Design Principles of Concentration-Dependent Transcriptome Deviations in Drug-Exposed Differentiating Stem Cells
datasetposted on 2015-12-17, 01:03 authored by Tanja Waldmann, Eugen Rempel, Nina V. Balmer, André König, Raivo Kolde, John Antonydas Gaspar, Margit Henry, Jürgen Hescheler, Agapios Sachinidis, Jörg Rahnenführer, Jan G. Hengstler, Marcel Leist
Information on design principles governing transcriptome changes upon transition from safe to hazardous drug concentrations or from tolerated to cytotoxic drug levels are important for the application of toxicogenomics data in developmental toxicology. Here, we tested the effect of eight concentrations of valproic acid (VPA; 25–1000 μM) in an assay that recapitulates the development of human embryonic stem cells to neuroectoderm. Cells were exposed to the drug during the entire differentiation process, and the number of differentially regulated genes increased continuously over the concentration range from zero to about 3000. We identified overrepresented transcription factor binding sites (TFBS) as well as superordinate cell biological processes, and we developed a gene ontology (GO) activation profiler, as well as a two-dimensional teratogenicity index.

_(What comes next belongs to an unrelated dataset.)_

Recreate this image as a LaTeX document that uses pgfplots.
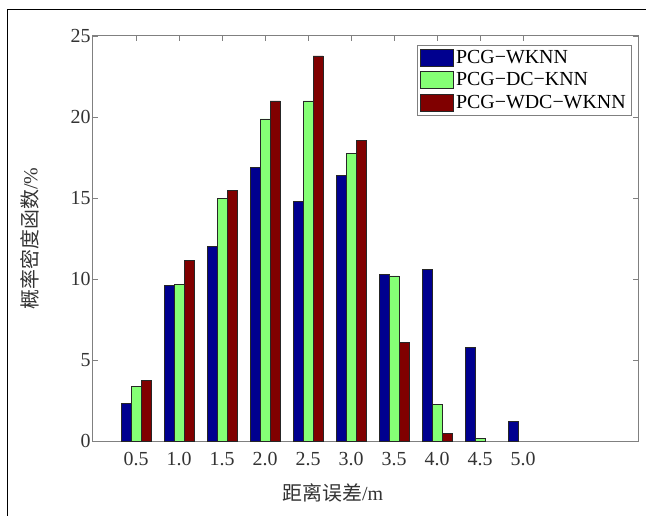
\documentclass[border=0pt]{standalone}
\usepackage{pgfplots}
\pgfplotsset{compat=1.18}
\usepackage{fontspec}
\setmainfont{Liberation Serif}
\newfontfamily\cjk{Noto Sans CJK SC}

\definecolor{cblue}{HTML}{00008F}
\definecolor{cgreen}{HTML}{85FF75}
\definecolor{cred}{HTML}{800000}
\definecolor{axgray}{HTML}{808080}

\begin{document}
\begin{tikzpicture}
\useasboundingbox (-93bp,-75bp) rectangle (553bp,441bp);
\draw[black, line width=1bp] (-85bp,-75bp) -- (-85bp,431bp) -- (553bp,431bp);
\begin{axis}[
    at={(0,0)}, anchor=south west,
    scale only axis,
    width=545bp,
    height=405bp,
    ybar=0pt,
    bar width=10bp,
    xmin=0, xmax=12.67,
    ymin=0, ymax=25,
    xtick={1,...,10},
    xticklabels={0.5,1.0,1.5,2.0,2.5,3.0,3.5,4.0,4.5,5.0},
    ytick={0,5,10,15,20,25},
    xtick pos=right,
    xticklabel pos=left,
    ytick pos=both,
    yticklabel pos=left,
    tick align=inside,
    major tick length=5bp,
    axis line style={axgray, line width=1bp},
    tick style={axgray, line width=0.8bp},
    ticklabel style={font=\fontsize{20}{23}\selectfont, text=black!80},
    xticklabel style={yshift=-8bp},
    yticklabel style={xshift=1bp},
    /pgf/number format/assume math mode=true,
    xlabel={{\cjk 距离误差}/m},
    ylabel={{\cjk 概率密度函数}/\%},
    label style={font=\fontsize{20}{23}\selectfont, text=black!80},
    xlabel style={at={(axis description cs:0.44,-0.128)}, anchor=center},
    ylabel style={at={(axis description cs:-0.116,0.5)}, anchor=center},
    legend style={at={(0.987,0.978)}, anchor=north east, draw=axgray,
        font=\fontsize{20}{23}\selectfont, inner sep=3bp, row sep=4bp,
        cells={anchor=west}},
    legend image code/.code={\draw[#1] (0bp,-8.5bp) rectangle (33bp,8.5bp);},
    every axis plot/.append style={draw=black!85, line width=0.7bp},
]
\addplot[fill=cblue] coordinates {(1,2.33) (2,9.61) (3,12.02) (4,16.90) (5,14.77) (6,16.38) (7,10.27) (8,10.60) (9,5.76) (10,1.19)};
\addplot[fill=cgreen] coordinates {(1,3.38) (2,9.67) (3,14.98) (4,19.88) (5,20.99) (6,17.76) (7,10.19) (8,2.28) (9,0.14)};
\addplot[fill=cred] coordinates {(1,3.75) (2,11.17) (3,15.47) (4,20.99) (5,23.77) (6,18.56) (7,6.07) (8,0.45)};
\legend{PCG−WKNN,PCG−DC−KNN,PCG−WDC−WKNN}
\end{axis}
\end{tikzpicture}
\end{document}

Analysis of the transcriptome data set by the above biostatistical and systems biology approaches yielded the following insights: (i) tolerated (≤25 μM), deregulated/teratogenic (150–550 μM), and cytotoxic (≥800 μM) concentrations could be differentiated. (ii) Biological signatures related to the mode of action of VPA, such as protein acetylation, developmental changes, and cell migration, emerged from the teratogenic concentrations range. (iii) Cytotoxicity was not accompanied by signatures of newly emerging canonical cell death/stress indicators, but by catabolism and decreased expression of cell cycle associated genes. (iv) Most, but not all of the GO groups and TFBS seen at the highest concentrations were already overrepresented at 350–450 μM. (v) The teratogenicity index reflected this behavior, and thus differed strongly from cytotoxicity. Our findings suggest the use of the highest noncytotoxic drug concentration for gene array toxicogenomics studies, as higher concentrations possibly yield wrong information on the mode of action, and lower drug levels result in decreased gene expression changes and thus a reduced power of the study.